Polarization vs. magnetic field: competing eigenbases in laser-driven atoms

TL;DR

This paper investigates how the interplay between polarization and magnetic fields influences atomic fluorescence, demonstrating a crossover between regimes dominated by laser or magnetic effects through experiments and a theoretical model.

Contribution

It introduces a simple theoretical model that accurately describes the competition between polarization and magnetic field effects in laser-driven atoms, supported by experimental validation.

Findings

Crossover occurs at a laser intensity proportional to magnetic field strength

Dark states inhibit fluorescence without magnetic field

Magnetic field at an angle prevents optical pumping to dark states

Abstract

We present experimental results and a theoretical model that illustrate how competing eigenbases can determine the dynamics of a fluorescing atom.
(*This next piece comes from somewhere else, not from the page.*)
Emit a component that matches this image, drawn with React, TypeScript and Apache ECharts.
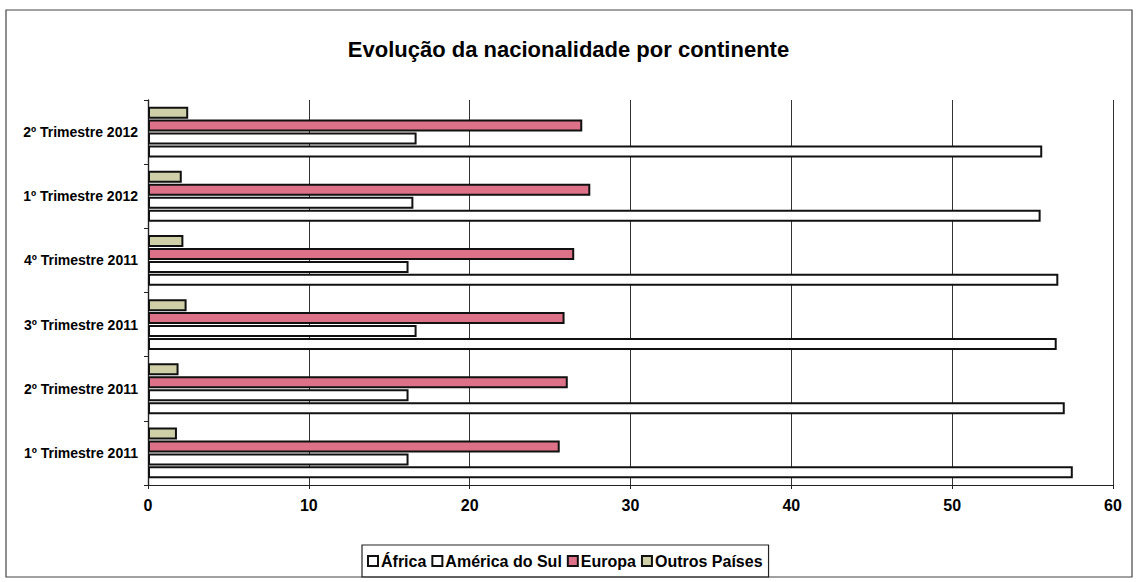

In the absence of a magnetic field, the atom can get trapped in a dark state, which inhibits fluorescence. In general, this will happen when the magnetic degeneracy of the ground state is greater than the one of the excited state. A canonical way to avoid optical pumping to dark states is to apply a magnetic field at an angle with respect to the polarization of the exciting light. This generates a competition of eigenbases which manifests as a crossover between two regimes dominated either by the laser or the magnetic field. We illustrate this crossover with fluorescence measurements on a single laser-cooled calcium ion in a Paul trap and find that it occurs at a critical laser intensity that is proportional to the external magnetic field. We contrast our results with numerical simulations of the atomic levels involved and also present a simple theoretical model that provides excellent agreement with experimental results and facilitates the understanding of the dynamics.